(Problem statement) Extract, word for word, every line from the one containing "What matplotlib code" through the one containing "color='black', ms=2, linestyle='none')", with both end lines kept.

(Data to use)
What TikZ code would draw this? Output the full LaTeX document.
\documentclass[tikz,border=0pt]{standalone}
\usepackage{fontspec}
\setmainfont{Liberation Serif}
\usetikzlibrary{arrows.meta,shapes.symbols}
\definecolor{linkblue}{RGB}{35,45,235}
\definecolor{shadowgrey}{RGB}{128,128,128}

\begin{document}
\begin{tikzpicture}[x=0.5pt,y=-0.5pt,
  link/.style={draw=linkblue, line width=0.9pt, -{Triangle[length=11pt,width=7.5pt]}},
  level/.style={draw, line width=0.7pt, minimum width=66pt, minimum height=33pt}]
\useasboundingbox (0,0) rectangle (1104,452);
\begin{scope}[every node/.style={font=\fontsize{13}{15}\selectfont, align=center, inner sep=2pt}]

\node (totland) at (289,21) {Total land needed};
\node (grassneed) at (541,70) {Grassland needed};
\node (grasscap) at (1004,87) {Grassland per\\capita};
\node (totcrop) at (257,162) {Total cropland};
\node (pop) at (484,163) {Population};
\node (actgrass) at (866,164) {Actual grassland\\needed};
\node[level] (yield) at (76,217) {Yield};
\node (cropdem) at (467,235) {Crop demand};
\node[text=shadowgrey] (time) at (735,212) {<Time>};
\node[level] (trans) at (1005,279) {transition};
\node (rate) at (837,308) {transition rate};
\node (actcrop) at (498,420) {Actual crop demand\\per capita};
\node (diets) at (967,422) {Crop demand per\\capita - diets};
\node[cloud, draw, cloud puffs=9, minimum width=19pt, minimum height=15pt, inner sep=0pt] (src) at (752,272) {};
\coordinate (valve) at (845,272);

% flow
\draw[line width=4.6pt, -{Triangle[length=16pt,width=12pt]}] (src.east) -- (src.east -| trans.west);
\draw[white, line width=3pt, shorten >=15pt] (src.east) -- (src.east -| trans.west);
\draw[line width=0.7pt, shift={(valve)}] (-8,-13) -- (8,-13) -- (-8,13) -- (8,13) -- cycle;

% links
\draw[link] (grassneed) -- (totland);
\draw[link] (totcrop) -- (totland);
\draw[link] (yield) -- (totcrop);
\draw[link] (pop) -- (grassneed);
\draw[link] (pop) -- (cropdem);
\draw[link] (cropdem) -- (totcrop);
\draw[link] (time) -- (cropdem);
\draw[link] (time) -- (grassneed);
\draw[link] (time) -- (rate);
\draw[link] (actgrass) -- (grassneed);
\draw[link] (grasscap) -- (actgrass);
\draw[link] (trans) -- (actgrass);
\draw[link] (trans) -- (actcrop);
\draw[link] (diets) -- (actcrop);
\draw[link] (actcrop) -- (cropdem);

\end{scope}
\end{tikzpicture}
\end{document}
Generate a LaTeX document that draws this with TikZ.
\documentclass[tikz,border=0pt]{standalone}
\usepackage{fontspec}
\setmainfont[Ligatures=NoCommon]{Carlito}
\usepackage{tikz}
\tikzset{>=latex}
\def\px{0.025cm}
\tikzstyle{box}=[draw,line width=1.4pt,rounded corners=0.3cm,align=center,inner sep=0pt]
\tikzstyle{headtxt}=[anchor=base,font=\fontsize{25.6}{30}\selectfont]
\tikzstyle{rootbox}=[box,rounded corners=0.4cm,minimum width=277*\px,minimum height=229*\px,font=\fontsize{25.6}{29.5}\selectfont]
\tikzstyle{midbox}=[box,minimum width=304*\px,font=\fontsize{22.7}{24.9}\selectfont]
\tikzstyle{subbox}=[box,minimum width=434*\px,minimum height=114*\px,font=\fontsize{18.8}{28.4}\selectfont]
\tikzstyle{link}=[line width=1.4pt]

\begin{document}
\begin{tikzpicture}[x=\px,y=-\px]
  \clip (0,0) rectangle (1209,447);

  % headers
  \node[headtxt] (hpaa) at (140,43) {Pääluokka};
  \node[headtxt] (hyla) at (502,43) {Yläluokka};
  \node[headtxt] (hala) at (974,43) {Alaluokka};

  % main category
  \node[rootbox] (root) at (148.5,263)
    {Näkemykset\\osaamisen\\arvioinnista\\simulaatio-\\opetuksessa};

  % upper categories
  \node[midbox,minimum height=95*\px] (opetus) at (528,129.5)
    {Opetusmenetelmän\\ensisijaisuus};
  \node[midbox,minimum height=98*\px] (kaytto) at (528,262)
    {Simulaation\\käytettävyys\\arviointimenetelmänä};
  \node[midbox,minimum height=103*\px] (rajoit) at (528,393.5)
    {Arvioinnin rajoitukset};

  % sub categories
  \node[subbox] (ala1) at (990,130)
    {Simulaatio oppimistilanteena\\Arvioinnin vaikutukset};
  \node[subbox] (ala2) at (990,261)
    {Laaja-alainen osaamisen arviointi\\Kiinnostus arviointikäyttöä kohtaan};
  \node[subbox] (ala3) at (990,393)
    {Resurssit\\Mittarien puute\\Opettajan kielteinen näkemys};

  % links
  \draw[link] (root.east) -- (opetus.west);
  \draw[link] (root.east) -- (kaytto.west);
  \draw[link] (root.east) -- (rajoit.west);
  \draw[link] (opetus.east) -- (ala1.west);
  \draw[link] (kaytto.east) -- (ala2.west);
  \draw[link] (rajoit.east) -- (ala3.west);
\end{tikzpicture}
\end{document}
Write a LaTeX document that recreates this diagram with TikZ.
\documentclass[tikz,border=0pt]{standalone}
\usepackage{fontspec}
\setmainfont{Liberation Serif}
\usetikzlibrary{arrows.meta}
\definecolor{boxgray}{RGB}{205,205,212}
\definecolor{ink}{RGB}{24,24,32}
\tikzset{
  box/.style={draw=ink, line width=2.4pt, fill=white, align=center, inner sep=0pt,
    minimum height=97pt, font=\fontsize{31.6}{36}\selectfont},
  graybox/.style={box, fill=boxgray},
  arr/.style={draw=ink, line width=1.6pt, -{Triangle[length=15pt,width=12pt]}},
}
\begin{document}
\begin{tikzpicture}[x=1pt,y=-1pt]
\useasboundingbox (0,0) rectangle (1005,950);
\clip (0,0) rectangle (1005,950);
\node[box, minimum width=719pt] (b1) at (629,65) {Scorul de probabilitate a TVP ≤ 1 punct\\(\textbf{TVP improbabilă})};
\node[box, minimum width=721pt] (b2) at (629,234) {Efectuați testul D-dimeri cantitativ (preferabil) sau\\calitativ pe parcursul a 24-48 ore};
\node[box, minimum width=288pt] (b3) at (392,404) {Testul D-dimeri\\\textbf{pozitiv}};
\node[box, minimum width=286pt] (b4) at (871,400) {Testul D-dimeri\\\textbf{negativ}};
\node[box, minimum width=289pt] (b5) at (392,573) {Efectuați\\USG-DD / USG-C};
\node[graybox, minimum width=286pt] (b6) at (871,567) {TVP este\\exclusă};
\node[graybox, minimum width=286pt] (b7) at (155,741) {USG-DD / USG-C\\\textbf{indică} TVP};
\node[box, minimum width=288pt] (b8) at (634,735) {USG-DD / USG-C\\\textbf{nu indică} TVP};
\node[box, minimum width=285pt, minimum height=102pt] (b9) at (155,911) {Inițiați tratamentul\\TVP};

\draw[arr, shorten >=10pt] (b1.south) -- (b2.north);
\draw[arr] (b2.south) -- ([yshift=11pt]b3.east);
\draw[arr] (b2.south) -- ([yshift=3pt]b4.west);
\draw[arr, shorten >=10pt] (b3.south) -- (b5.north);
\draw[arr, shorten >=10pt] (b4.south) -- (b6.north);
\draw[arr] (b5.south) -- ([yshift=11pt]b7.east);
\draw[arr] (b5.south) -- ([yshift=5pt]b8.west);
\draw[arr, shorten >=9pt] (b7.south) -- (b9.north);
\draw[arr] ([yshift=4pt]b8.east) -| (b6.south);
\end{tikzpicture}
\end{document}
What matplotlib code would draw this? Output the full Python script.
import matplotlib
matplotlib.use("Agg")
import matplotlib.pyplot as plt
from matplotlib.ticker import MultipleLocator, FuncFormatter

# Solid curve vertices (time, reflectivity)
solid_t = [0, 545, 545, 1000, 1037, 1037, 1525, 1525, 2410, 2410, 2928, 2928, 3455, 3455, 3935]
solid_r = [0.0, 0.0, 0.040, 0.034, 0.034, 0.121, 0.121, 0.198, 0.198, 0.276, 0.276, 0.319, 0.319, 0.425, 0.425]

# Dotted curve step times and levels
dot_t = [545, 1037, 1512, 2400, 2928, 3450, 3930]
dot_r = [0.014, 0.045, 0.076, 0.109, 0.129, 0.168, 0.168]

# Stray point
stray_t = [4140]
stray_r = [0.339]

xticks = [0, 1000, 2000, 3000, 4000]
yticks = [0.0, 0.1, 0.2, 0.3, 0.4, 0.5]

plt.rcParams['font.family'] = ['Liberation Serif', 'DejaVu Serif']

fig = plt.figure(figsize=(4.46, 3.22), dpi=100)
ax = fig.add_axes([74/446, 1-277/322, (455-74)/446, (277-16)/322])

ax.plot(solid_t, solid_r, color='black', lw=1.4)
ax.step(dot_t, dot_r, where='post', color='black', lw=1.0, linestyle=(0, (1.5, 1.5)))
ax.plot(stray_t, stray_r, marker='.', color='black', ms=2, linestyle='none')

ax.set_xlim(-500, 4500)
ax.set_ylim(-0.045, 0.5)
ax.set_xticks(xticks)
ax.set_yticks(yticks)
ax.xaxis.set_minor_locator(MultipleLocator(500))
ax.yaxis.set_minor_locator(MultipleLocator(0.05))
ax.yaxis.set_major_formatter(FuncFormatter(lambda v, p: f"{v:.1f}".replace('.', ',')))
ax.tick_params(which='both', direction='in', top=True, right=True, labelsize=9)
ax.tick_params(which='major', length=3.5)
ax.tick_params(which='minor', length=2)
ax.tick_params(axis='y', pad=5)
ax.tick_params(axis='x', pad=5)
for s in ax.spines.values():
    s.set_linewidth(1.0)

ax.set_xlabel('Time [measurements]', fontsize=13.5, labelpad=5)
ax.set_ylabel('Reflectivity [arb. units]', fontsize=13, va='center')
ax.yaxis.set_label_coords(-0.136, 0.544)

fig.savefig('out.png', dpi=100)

(Task solution)
What matplotlib code would draw this? Output the full Python script.
import matplotlib
matplotlib.use("Agg")
import matplotlib.pyplot as plt
from matplotlib.ticker import MultipleLocator, FuncFormatter

# Solid curve vertices (time, reflectivity)
solid_t = [0, 545, 545, 1000, 1037, 1037, 1525, 1525, 2410, 2410, 2928, 2928, 3455, 3455, 3935]
solid_r = [0.0, 0.0, 0.040, 0.034, 0.034, 0.121, 0.121, 0.198, 0.198, 0.276, 0.276, 0.319, 0.319, 0.425, 0.425]

# Dotted curve step times and levels
dot_t = [545, 1037, 1512, 2400, 2928, 3450, 3930]
dot_r = [0.014, 0.045, 0.076, 0.109, 0.129, 0.168, 0.168]

# Stray point
stray_t = [4140]
stray_r = [0.339]

xticks = [0, 1000, 2000, 3000, 4000]
yticks = [0.0, 0.1, 0.2, 0.3, 0.4, 0.5]

plt.rcParams['font.family'] = ['Liberation Serif', 'DejaVu Serif']

fig = plt.figure(figsize=(4.46, 3.22), dpi=100)
ax = fig.add_axes([74/446, 1-277/322, (455-74)/446, (277-16)/322])

ax.plot(solid_t, solid_r, color='black', lw=1.4)
ax.step(dot_t, dot_r, where='post', color='black', lw=1.0, linestyle=(0, (1.5, 1.5)))
ax.plot(stray_t, stray_r, marker='.', color='black', ms=2, linestyle='none')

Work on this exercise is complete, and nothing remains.